August 13, 2009

The Labyrinth

A simple labyrinth. It has appeared in human society since the first myth of Theseus and the Minotaur. It bedecked Cretan coins and has been known throughout society to be a maze, easy to get lost in. But are they? Really, labyrinth is just a meandering path to the same conclusion. No matter what it appears to be, everyone who walks the path will take the exact same route, and end up in the same spot. So, in reality, the labyrinth can be reduced into a straight line

Best read up on Brain in a vat theory before you proceed, it's about to get very complicated.

Imagine the scenario I am about to describe. For the sake of the argument, let's say we're all wearing virtual reality helmets in which you can make any decision you want, chose which way to turn at a junction, etc. and the world will compensate for your decision. Now, in this scenario, there are two identical weevil's (not one is lesser or greater) You are forced to make a decision to proceed in the world. Which one will you pick? The choice of course, is random, and if an infinite number of people pick, half will pick one and half the other. Now, going back to our labyrinth example, we know that there are no choices, and they all lead to the same path, how can the "helmet" direct us to make the proper "decision." The trick is to eliminate the freedom of choice so that the target to led unerringly to the required ending, while at the same time maintaining his firm belief that his choice is free. In techno-babble it's known as coercive orientation. So the "helmet" uses a variety of techniques to ensure that the correct path is chosen each time. Such as a simple one, by having say, happy music playing when you look at the correct path, or a more complex one, such as when you look at the path we don't want you to choose, you get a sudden inexplicable sense of horror. Now, on their own, the subject will easily realize he is being manipulated into choosing a certain path. However, when they are combined in subtle varieties, and applied at a sufficient rotation at a level of intensity just on the edge of perception then you get 100% manipulation and zero chance of detection. It's like when gambling on the streets, you think the gambler is the one who's going to cheat you, when in fact everyone is in on it, so all they do is just a way of cheating you, while the whole time you're focused on the gambler.

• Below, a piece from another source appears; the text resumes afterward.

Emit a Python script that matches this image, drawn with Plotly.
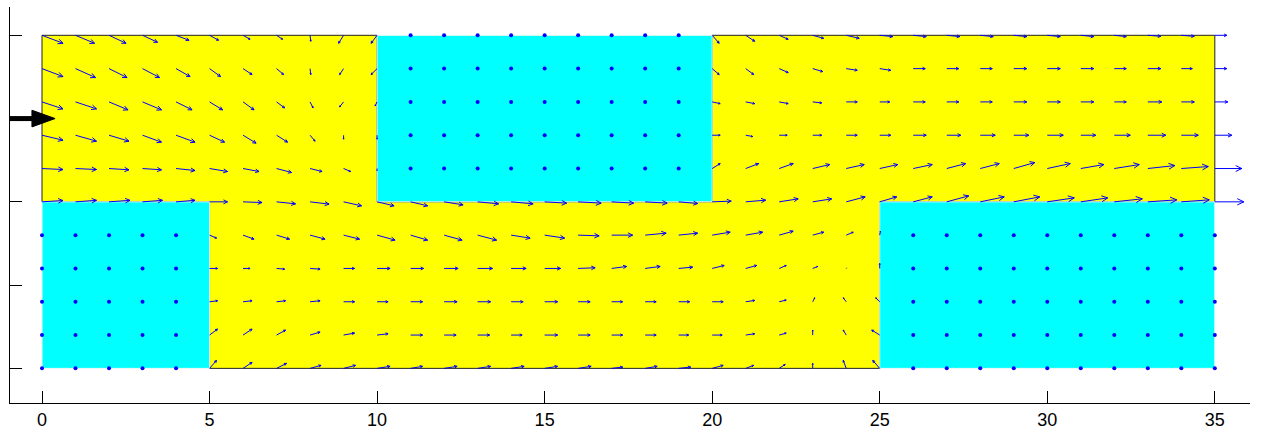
import numpy as np
import plotly.graph_objects as go
import plotly.figure_factory as ff

# ---------------- data ----------------
grid_x = [0, 1, 2, 3, 4, 5, 6, 7, 8, 9, 10, 11, 12, 13, 14, 15, 16, 17,
          18, 19, 20, 21, 22, 23, 24, 25, 26, 27, 28, 29, 30, 31, 32, 33, 34, 35]
grid_y = [0, 1, 2, 3, 4, 5, 6, 7, 8, 9, 10]

# velocity components per row (arbitrary units), rows listed by y level
u_y10 = [21, 19, 17, 15, 13, 9, 7, 6, 0.7, -5, -6, 0, 0, 0, 0, 0, 0, 0, 0, 0,
         7, 9, 9, 11, 13, 13, 13, 13, 13, 13, 13, 13, 12, 13, 13, 12]
v_y10 = [-8, -8, -8, -7, -5, -5, -4, -4, -6, -8, -8, 0, 0, 0, 0, 0, 0, 0, 0, 0,
         -8, -6, -4, -3, -3, -1.3, -1.3, -1.3, -1.3, -1.3, -1.3, -1.3, -1.3, -1, -1, 0]
u_y9 = [21, 20, 18, 17, 14, 11, 9, 7, 0.7, -4, -6, 0, 0, 0, 0, 0, 0, 0, 0, 0,
        7, 8, 9, 10, 11, 11, 12, 12, 12, 13, 13, 13, 12, 13, 11, 12]
v_y9 = [-8, -9, -9, -9, -8, -8, -6, -6, -6, -6, -6, 0, 0, 0, 0, 0, 0, 0, 0, 0,
        -6, -6, -4, -3, -1.7, -1.7, 0, 0, 0, 0, 0, 0, 0, 0, 0, 0]
u_y8 = [21, 21, 19, 19, 16, 13, 11, 8, 3, -4, -2, 0, 0, 0, 0, 0, 0, 0, 0, 0,
        8, 9, 9, 9, 11, 10, 12, 12, 12, 13, 13, 13, 12, 14, 13, 13]
v_y8 = [-7, -7, -8, -8, -8, -8, -8, -6, -6, -5, -4, 0, 0, 0, 0, 0, 0, 0, 0, 0,
        -1.7, -1.7, -1.7, -1, 0, 0, 0, 0, 0, 0, 0, 0, 0, 0, 0, 0]
u_y7 = [21, 21, 20, 19, 19, 15, 13, 11, 5, 0, 0, 0, 0, 0, 0, 0, 0, 0, 0, 0,
        8, 7, 8, 9, 11, 11, 13, 14, 15, 15, 16, 15, 16, 18, 17, 17]
v_y7 = [-5, -6, -6, -7, -7, -7, -8, -7, -6, -4, -4, 0, 0, 0, 0, 0, 0, 0, 0, 0,
        0, -1.3, 0, 0, 0, 0, 0, 0, 0, 0, 0, 0, 0, 0, 0, 0]
u_y6 = [21, 21, 20, 19, 19, 18, 16, 15, 12, 7, 0, 0, 0, 0, 0, 0, 0, 0, 0, 0,
        8, 13, 14, 17, 18, 18, 19, 19, 19, 21, 23, 23, 25, 27, 27, 27]
v_y6 = [-1, -1, -1.3, -1.3, -2, -3, -3, -4, -3, -3, -2, 0, 0, 0, 0, 0, 0, 0, 0, 0,
        5, 5, 5, 4, 4, 4, 4, 5, 5, 6, 5, 4, 4, 3, 2, 0]
u_y5 = [21, 21, 21, 20, 19, 18, 19, 19, 19, 18, 17, 17, 19, 21, 22, 22, 23, 22, 22, 19,
        19, 20, 19, 19, 19, 17, 19, 22, 24, 26, 27, 27, 28, 29, 28, 29]
v_y5 = [1.3, 1.5, 1.5, 1.5, 1.5, 0, -0.7, -2, -2.3, -4, -4, -4, -3, -2, -2, -1.3, -1.3, -1.3, -1.3, -1.7,
        0.7, 1.7, 3, 3, 5, 5, 5, 6, 5, 5, 4, 4, 3, 2, 2, 0]
u_y4 = [0, 0, 0, 0, 0, 7, 11, 13, 15, 16, 18, 17, 18, 19, 19, 20, 21, 21, 21, 19,
        18, 17, 14, 11, 7, 0.7, 0, 0, 0, 0, 0, 0, 0, 0, 0, 0]
v_y4 = [0, 0, 0, 0, 0, -3, -4, -4, -4, -4, -5, -5, -5, -5, -3, -3, -0.7, 0, 2, 2,
        3, 3, 4, 3, 3, 4, 0, 0, 0, 0, 0, 0, 0, 0, 0, 0]
u_y3 = [0, 0, 0, 0, 0, 8, 7, 8, 10, 11, 13, 13, 14, 15, 15, 16, 17, 15, 15, 14,
        12, 11, 7, 5, 0.5, 0, 0, 0, 0, 0, 0, 0, 0, 0, 0, 0]
v_y3 = [0, 0, 0, 0, 0, 0, 0, -0.7, -0.7, 0, 0, 0, 0, 0, 0, 0, 0.7, 2, 2, 1.3,
        3, 3, 3, 2, 0.5, 5, 0, 0, 0, 0, 0, 0, 0, 0, 0, 0]
u_y2 = [0, 0, 0, 0, 0, 8, 9, 9, 10, 11, 11, 12, 13, 13, 12, 13, 12, 11, 11, 11,
        11, 9, 7, 2, -3, -4, 0, 0, 0, 0, 0, 0, 0, 0, 0, 0]
v_y2 = [0, 0, 0, 0, 0, 1, 1, 1, 1, 0, 0, 0, 0, 0, 0, 0, 0, 0, 0, 0,
        0, 1.3, 1.7, 4, 4, 4, 0, 0, 0, 0, 0, 0, 0, 0, 0, 0]
u_y1 = [0, 0, 0, 0, 0, 8, 9, 9, 10, 11, 11, 12, 12, 12, 11, 13, 12, 11, 11, 10,
        10, 9, 7, 0, -3, -8, 0, 0, 0, 0, 0, 0, 0, 0, 0, 0]
v_y1 = [0, 0, 0, 0, 0, 6, 6, 5, 3, 2, 1.3, 0, 0, 0, 0, 0, 0, 0, 0, 0,
        0, 1.3, 2, 5, 5, 5, 0, 0, 0, 0, 0, 0, 0, 0, 0, 0]
u_y0 = [0, 0, 0, 0, 0, 7, 9, 10, 11, 12, 13, 12, 13, 13, 13, 13, 13, 11, 12, 12,
        11, 8, 6, 0, -3, -7, 0, 0, 0, 0, 0, 0, 0, 0, 0, 0]
v_y0 = [0, 0, 0, 0, 0, 8, 6, 5, 3, 3, 2, 2, 2, 2, 2, 2, 2, 1.3, 2, 1.3,
        3, 3, 4, 5, 8, 8, 0, 0, 0, 0, 0, 0, 0, 0, 0, 0]

# geometry of the regions
fluid_x = [0, 0, 10, 10, 20, 20, 35, 35, 25, 25, 5, 5, 0]
fluid_y = [5, 10, 10, 5, 5, 10, 10, 5, 5, 0, 0, 5, 5]
block_x0 = [10, 0, 25]
block_x1 = [20, 5, 35]
block_y0 = [5, 0, 0]
block_y1 = [10, 5, 5]

# inlet arrow
inlet_y = 7.5
inlet_x_start = -1.1
inlet_x_tip = 0.39
inlet_head_len = 0.69
inlet_head_half = 0.25

x_ticks = [0, 5, 10, 15, 20, 25, 30, 35]
y_ticks = [0, 2.5, 5, 7.5, 10]

vel_scale = 1 / 33.5

# ---------------- figure ----------------
U = np.array([u_y0, u_y1, u_y2, u_y3, u_y4, u_y5, u_y6, u_y7, u_y8, u_y9, u_y10], dtype=float)
V = np.array([v_y0, v_y1, v_y2, v_y3, v_y4, v_y5, v_y6, v_y7, v_y8, v_y9, v_y10], dtype=float)
X, Y = np.meshgrid(np.array(grid_x, dtype=float), np.array(grid_y, dtype=float))

fig = go.Figure()

fig.add_trace(go.Scatter(x=fluid_x, y=fluid_y, mode="lines", fill="toself",
                         fillcolor="#ffff00", line=dict(color="#222222", width=1),
                         hoverinfo="skip"))
for x0, x1, y0, y1 in zip(block_x0, block_x1, block_y0, block_y1):
    fig.add_trace(go.Scatter(x=[x0, x1, x1, x0, x0], y=[y0, y0, y1, y1, y0],
                             mode="lines", fill="toself", fillcolor="#00ffff",
                             line=dict(color="#f0f8f8", width=1), hoverinfo="skip"))

q = ff.create_quiver(X.flatten(), Y.flatten(), U.flatten(), V.flatten(),
                     scale=vel_scale, arrow_scale=0.25, angle=np.pi / 7,
                     line=dict(color="#0000ff", width=1))
for tr in q.data:
    tr.hoverinfo = "skip"
    fig.add_trace(tr)

zero = (U.flatten() == 0) & (V.flatten() == 0)
fig.add_trace(go.Scatter(x=X.flatten()[zero], y=Y.flatten()[zero], mode="markers",
                         marker=dict(color="#0000ff", size=4), hoverinfo="skip"))

# inlet arrow
fig.add_trace(go.Scatter(x=[inlet_x_start, inlet_x_tip - inlet_head_len * 0.9],
                         y=[inlet_y, inlet_y], mode="lines",
                         line=dict(color="black", width=5), hoverinfo="skip"))
fig.add_trace(go.Scatter(x=[inlet_x_tip, inlet_x_tip - inlet_head_len, inlet_x_tip - inlet_head_len, inlet_x_tip],
                         y=[inlet_y, inlet_y + inlet_head_half, inlet_y - inlet_head_half, inlet_y],
                         mode="lines", fill="toself", fillcolor="black",
                         line=dict(color="black", width=1), hoverinfo="skip"))

fig.update_layout(width=1261, height=437, margin=dict(l=10, r=11, t=7, b=32),
                  plot_bgcolor="white", paper_bgcolor="white", showlegend=False)
fig.update_xaxes(range=[-0.955, 36.05], tickvals=x_ticks, ticktext=[str(t) for t in x_ticks],
                 ticks="inside", ticklen=12, tickcolor="black", showline=True,
                 linecolor="black", linewidth=1, showgrid=False, zeroline=False,
                 tickfont=dict(family="Liberation Sans, Arial", size=18, color="black"))
fig.update_yaxes(range=[-1.04, 10.85], tickvals=y_ticks, showticklabels=False,
                 ticks="inside", ticklen=12, tickcolor="black", showline=True,
                 linecolor="black", linewidth=1, showgrid=False, zeroline=False)

fig.write_html("out.html")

Now what becomes really clever, and what ties back into Brain in a vat (you never read it did you, and now you're confused? Well, you were warned) is that while you can program the "helmet" to produce the stimuli to make sure the subject picks the correct road, what if we could program the subject to respond favourably to more specific stimuli, such as the fact that there is a stick in the middle of the correct path, or anything else we can think of. Now, we can edit the book, and what the subject is going to read, and also edit the subject, and how the subject will read it. Editing the "helmet" is external editing, where it edits what the subject "sees", while editing the subject is internal editing, where it edits what the subject "thinks". Sneaky huh? Now how do we fuse the book and the reader into one entity, so that they can both be programmed together with no need for cross-referencing? Easy, with a Helmet of Horror .

You will most likely be confused, so be ready to fire away with comments, but I'll try to clarify a few more points. To help make the subject walk down one path instead of the other, we endow positive stimuli to the correct path, and negative stimuli to the incorrect one by using the helmet to project the stimuli upon what the subject is seeing. In doing so, we have also programmed the subject to see what it wants to see, which is the stimuli prescribed to it by the helmet. In life, what you're looking at depends on where you're looking, as opposed to when you're wearing the helmet, where you're looking depends on what you see. In the real world, you see what is in front of your eyes, no matter which way your rear is facing, but when you're wearing the helmet, you see what the program want you to see, no matter which way you point your head. The subject has no independent source of co-ordinates either, so he cannot suspect anything. The world isn't what it is, it is only what the helmet decides to let you see. You "believe" you are looking around in a normal matter, when instead your eyes keep moving over the path the helmet wants you to take.

So who holds the real power? The helmet? The wearer? The editor? Or is the editor just wearing his own helmet, and the only one with the real power is the world itself?